JSD: The inline assembly code will not set _PAGE_BUSY if it finds that
JSD: the user's access rights doesn't allow access to the page.
JSD: So, if access_ok = 0, _PAGE_BUSY is not set, and the code may
JSD: branch to out_unlock where _PAGE_BUSY is unconditionally cleared.
JSD: It could be possible for another processor to coincidently have
JSD: set _PAGE_BUSY in the PTE but then have this processor clear it
JSD: before the other processor wanted it clear. Do you agree this can
JSD: happen?

Yes, it's a small window but it might happen. See below.

JSD: Furthermore, the "ea" condition check (above) might yield false and
JSD: the code then continue as though access_ok were true, modifying the
JSD: PTE without the _PAGE_BUSY bit set. Seems bad.

Right. The proper thing to do is to set _PAGE_BUSY always, and clear it
if access is denied. Fixed.

JSD: NOTE: at this point, the *ptep = new_pte just unlocked the PTE by
JSD: clearing _PAGE_BUSY. The code then goes on to clear it again, thereby
JSD: possibly rendering unsafe updates that some other processor might be
JSD: doing after it thought it had set _PAGE_BUSY. There is a small window
JSD: here.

Fixed as well. There's only a window at the second updated of *ptep,
in the first one _PAGE_BUSY is still set.

-       spin_unlock(&hash_table_lock[lock_slot].lock);
+out_unlock:
+       smp_wmb();

JSD: I believe an smp_mb__before_clear_bit() would be a better choice, or
JSD: at least an lwsync because this is an unlock.

I'm not sure we really need any syncronization at all, since the only
memery that's protected by the _PAGE_BUSY bit is the word itself, so
the lock and contents change will be seen at the same time (or at least
in the right order).

smp_wmb() is cheaper (eieio) than smp_mb() (sync), so either the
smp_wmb() should stay or it should be taken out alltogether. I'd rather
err on the side of caution, so I'll keep it.
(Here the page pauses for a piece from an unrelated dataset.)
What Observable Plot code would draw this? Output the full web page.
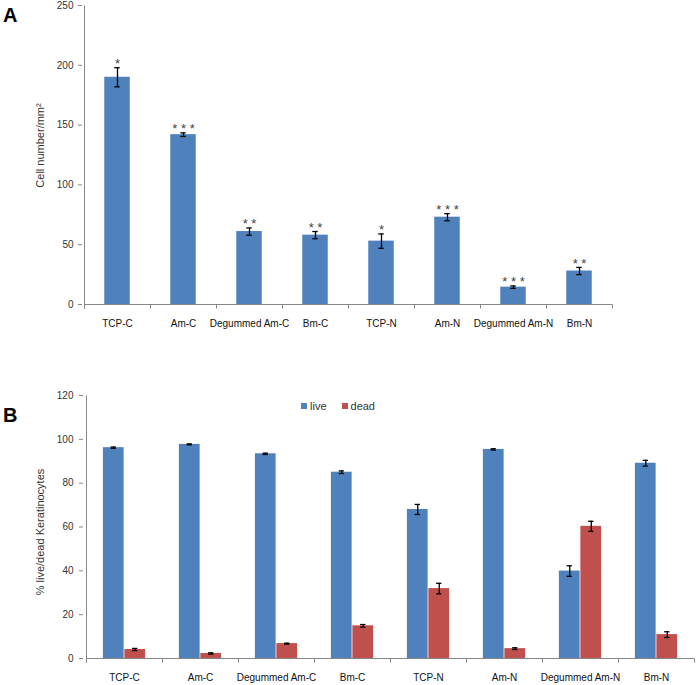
<!DOCTYPE html>
<html>
<head>
<meta charset="utf-8">
<script src="https://cdn.jsdelivr.net/npm/d3@7"></script>
<script src="https://cdn.jsdelivr.net/npm/@observablehq/plot@0.6"></script>
<style>
  body { margin: 0; background: #fff; font-family: "Liberation Sans", Arial, sans-serif; }
  #wrap { position: relative; width: 700px; height: 685px; overflow: hidden; background: #fff; }
  .panel { position: absolute; left: 0; }
  .letter { position: absolute; font-weight: bold; font-size: 20px; line-height: 20px; color: #000; }
  #legend { position: absolute; left: 301px; top: 399px; display: flex; align-items: center; font-size: 11px; line-height: 14px; color: #333; }
  #legend .sw { display: inline-block; width: 6px; height: 6px; margin-right: 3px; }
  #legend .item { display: flex; align-items: center; margin-right: 15px; }
</style>
</head>
<body>
<div id="wrap">
  <div id="chartA" class="panel" style="top:0px"></div>
  <div id="chartB" class="panel" style="top:340px"></div>
  <div class="letter" style="left:3px;top:5px">A</div>
  <div class="letter" style="left:3px;top:405px">B</div>
  <div id="legend"></div>
</div>
<script>
// ---- data ----
const groups = ["TCP-C", "Am-C", "Degummed Am-C", "Bm-C", "TCP-N", "Am-N", "Degummed Am-N", "Bm-N"];
const cellNumber = [190, 142, 61, 58, 53, 73, 14.5, 28];
const cellNumberErr = [8, 1.5, 3, 3, 6, 3, 1, 3];
const significance = ["*", "***", "**", "**", "*", "***", "***", "**"];
const series = ["live", "dead"];
const liveValues = [96.2, 97.7, 93.4, 85.0, 68.0, 95.4, 39.9, 89.1];
const liveErr = [0.3, 0.2, 0.3, 0.6, 2.3, 0.3, 2.4, 1.3];
const deadValues = [4.1, 2.3, 6.8, 14.9, 31.9, 4.5, 60.3, 10.9];
const deadErr = [0.5, 0.3, 0.2, 0.6, 2.4, 0.4, 2.3, 1.3];
const yTicksA = [0, 50, 100, 150, 200, 250];
const yTicksB = [0, 20, 40, 60, 80, 100, 120];
const labelA = "Cell number/mm²";
const labelB = "% live/dead Keratinocytes";

const seriesColors = ["#4F81BD", "#C0504D"];
const axisGrey = "#868686";
const textColor = "#333";
const font = "'Liberation Sans', Arial, sans-serif";

// Excel-like axis lines with tick marks at category boundaries
function excelAxes(tickLen) {
  return (index, scales) => {
    const x = scales.x, y = scales.y;
    const bw = typeof x.bandwidth === "function" ? x.bandwidth() : x.bandwidth;
    const dom = x.domain();
    const ydom = y.domain();
    const y0 = Math.round(y(0)) + 0.5;
    const yTop = Math.round(y(ydom[ydom.length - 1])) + 0.5;
    const xs = dom.map(d => x(d)).concat([x(dom[dom.length - 1]) + bw]).map(v => Math.round(v) + 0.5);
    const g = d3.create("svg:g").attr("stroke", axisGrey).attr("stroke-width", 1).attr("fill", "none");
    g.append("line").attr("x1", xs[0]).attr("x2", xs[xs.length - 1]).attr("y1", y0).attr("y2", y0);
    g.append("line").attr("x1", xs[0]).attr("x2", xs[0]).attr("y1", y0 + tickLen).attr("y2", yTop);
    for (const b of xs) g.append("line").attr("x1", b).attr("x2", b).attr("y1", y0).attr("y2", y0 + tickLen);
    return g.node();
  };
}

// ---- chart A ----
const tableA = groups.map((g, i) => ({ group: g, value: cellNumber[i], err: cellNumberErr[i], sig: significance[i] }));
const A = { width: 700, height: 340, ml: 82, mr: 86, mt: 5, mb: 36 };
const bwA = (A.width - A.ml - A.mr) / groups.length;
const barWA = 26, capW = 6;
const chartA = Plot.plot({
  width: A.width, height: A.height,
  marginLeft: A.ml, marginRight: A.mr, marginTop: A.mt, marginBottom: A.mb,
  style: { fontFamily: font, fontSize: "10px", background: "#fff", color: textColor },
  x: { domain: groups, padding: 0 },
  y: { domain: [0, 250] },
  marks: [
    Plot.barY(tableA, { x: "group", y: "value", fill: seriesColors[0], insetLeft: (bwA - barWA) / 2, insetRight: (bwA - barWA) / 2 }),
    Plot.ruleX(tableA, { x: "group", y1: d => d.value - d.err, y2: d => d.value + d.err, stroke: "#000", strokeWidth: 1.3 }),
    Plot.tickY(tableA, { x: "group", y: d => d.value + d.err, stroke: "#000", strokeWidth: 1.3, insetLeft: (bwA - capW) / 2, insetRight: (bwA - capW) / 2 }),
    Plot.tickY(tableA, { x: "group", y: d => d.value - d.err, stroke: "#000", strokeWidth: 1.3, insetLeft: (bwA - capW) / 2, insetRight: (bwA - capW) / 2 }),
    Plot.text(tableA, { x: "group", y: d => d.value + d.err, text: d => d.sig.split("").join(" "), dy: -4, fontSize: 13, fill: "#444" }),
    excelAxes(4),
    Plot.axisY({ ticks: yTicksA, tickSize: 4, tickPadding: 5, stroke: axisGrey, fill: textColor, fontSize: 10, label: null }),
    Plot.axisX({ tickSize: 0, tickPadding: 15, fill: "#111", fontSize: 10, label: null }),
    Plot.text([labelA], { text: d => d, frameAnchor: "left", textAnchor: "middle", lineAnchor: "middle", rotate: -90, dx: -42, dy: -9.5, fontSize: 11, fill: textColor })
  ]
});
document.getElementById("chartA").appendChild(chartA);

// ---- chart B ----
const tableB = groups.flatMap((g, i) => [
  { group: g, series: series[0], value: liveValues[i], err: liveErr[i] },
  { group: g, series: series[1], value: deadValues[i], err: deadErr[i] }
]);
const B = { width: 700, height: 345, ml: 83, mr: 3, mt: 55, mb: 27 };
const bwB = (B.width - B.ml - B.mr) / groups.length;
const barWB = 21.5;
const liveData = tableB.filter(d => d.series === series[0]);
const deadData = tableB.filter(d => d.series === series[1]);
const liveCenter = bwB / 2 - barWB / 2, deadCenter = bwB / 2 + barWB / 2;
const capMarks = (data, center) => [
  Plot.ruleX(data, { x: "group", y1: d => d.value - d.err, y2: d => d.value + d.err, stroke: "#000", strokeWidth: 1.3, dx: center - bwB / 2 }),
  Plot.tickY(data, { x: "group", y: d => d.value + d.err, stroke: "#000", strokeWidth: 1.3, insetLeft: center - capW / 2, insetRight: bwB - center - capW / 2 }),
  Plot.tickY(data, { x: "group", y: d => d.value - d.err, stroke: "#000", strokeWidth: 1.3, insetLeft: center - capW / 2, insetRight: bwB - center - capW / 2 })
];
const chartB = Plot.plot({
  width: B.width, height: B.height,
  marginLeft: B.ml, marginRight: B.mr, marginTop: B.mt, marginBottom: B.mb,
  style: { fontFamily: font, fontSize: "10px", background: "#fff", color: textColor },
  x: { domain: groups, padding: 0 },
  y: { domain: [0, 120] },
  color: { domain: series, range: seriesColors },
  marks: [
    Plot.barY(liveData, { x: "group", y: "value", fill: "series", insetLeft: bwB / 2 - barWB, insetRight: bwB / 2 }),
    Plot.barY(deadData, { x: "group", y: "value", fill: "series", insetLeft: bwB / 2, insetRight: bwB / 2 - barWB }),
    ...capMarks(liveData, liveCenter),
    ...capMarks(deadData, deadCenter),
    excelAxes(4),
    Plot.axisY({ ticks: yTicksB, tickSize: 4, tickPadding: 6, stroke: axisGrey, fill: textColor, fontSize: 10, label: null }),
    Plot.axisX({ tickSize: 0, tickPadding: 15, fill: "#111", fontSize: 10, label: null }),
    Plot.text([labelB], { text: d => d, frameAnchor: "left", textAnchor: "middle", lineAnchor: "middle", rotate: -90, dx: -43, dy: 5, fontSize: 11, fill: textColor })
  ]
});
document.getElementById("chartB").appendChild(chartB);

// ---- legend ----
const legend = d3.select("#legend");
series.forEach((s, i) => {
  const item = legend.append("span").attr("class", "item");
  item.append("span").attr("class", "sw").style("background", seriesColors[i]);
  item.append("span").text(s);
});
</script>
</body>
</html>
JSD: In the above two hunks of code, a pte_update is done which returns
JSD: the old pte value. This value is checked to determine if the hpte
JSD: should be invalidated. However, there is no lock held between the
JSD: time the pte value is read and the time the hpte is invalidated.
JSD: The hpte_invalidate routine doesn't check to make sure the va
JSD: passed in is really the one being invalidated in the slot -- it just
JSD: assumes the slot, etc are enough to locate it. So we might be
JSD: invalidating the wrong thing here. Probably a don't care, but thought
JSD: I'd ask.

Yes, this is a general behaviour though, since entries are not updated
whenever they're thrown out of the HPTE. We always risk invalidating
an entry that's been reused. In the grand scheme of things it's not a
big problem, since it should happen fairly rarely, and when it happens the
invalidated entry will be faulted right back in. 2.6 is the same.

 	/* Invalidate the hpte. */
 	hptep->dw0.dword0 = 0;

JSD: It would really be nice to add a comment here that the above
JSD: assignment statement is also unlocking the hpte as well.

Done.

JSD: Two questions here. (1) Shouldn't interrupts be disabled for the
JSD: write_lock/unlock here regardless of what processor we are running
JSD: on? (2) I don't see how this code is preventing another processor
JSD: from grabbing the read_lock immediately after this processor has
JSD: checked to make sure it isn't held.

JSD: Better question for (1) is why are interrupts being disabled here?
JSD: Can this routine be called from interrupt context?

Without disabling interrupts, there's a risk for deadlocks if the
processor gets interrupted and the interrupt handler causes a page fault
that needs to be resolved Since the lock is held for writing, the handler
will wait forever when locking for reading. This is actually similar to
the original deadlock that this whole patch is meant to remove, but the
window is really small (just a few instructions) now. Likewise an
interrupt on a different processor is not a problem since forward progress
is still guaranteed on the processor holding it for writing so the reader
will eventually get the lock.

And on the second question: This is the trick with using the rwlock,
there's no need to _prevent_ reading, all I needed to know is that all
readers that started before pte_free_sync() have completed:

Noone can get a reference to a PTE after it's been free'd, so the only
risk is if someone has walked the table right during pte_free() and is
still holding a reference to it.  hash_page will hold the lock for
reading while this takes place, so all we need to know is that we
_could_ take the lock for writing (i.e. no readers for the table). Even
if another CPU comes in and traverses the tree we're safe since there's
no way they can end up in that PTE (since it's been removed from the
tree).

This is all an ad-hoc solution since there's no RCU in 2.4, so I needed
another light-weight syncronization method.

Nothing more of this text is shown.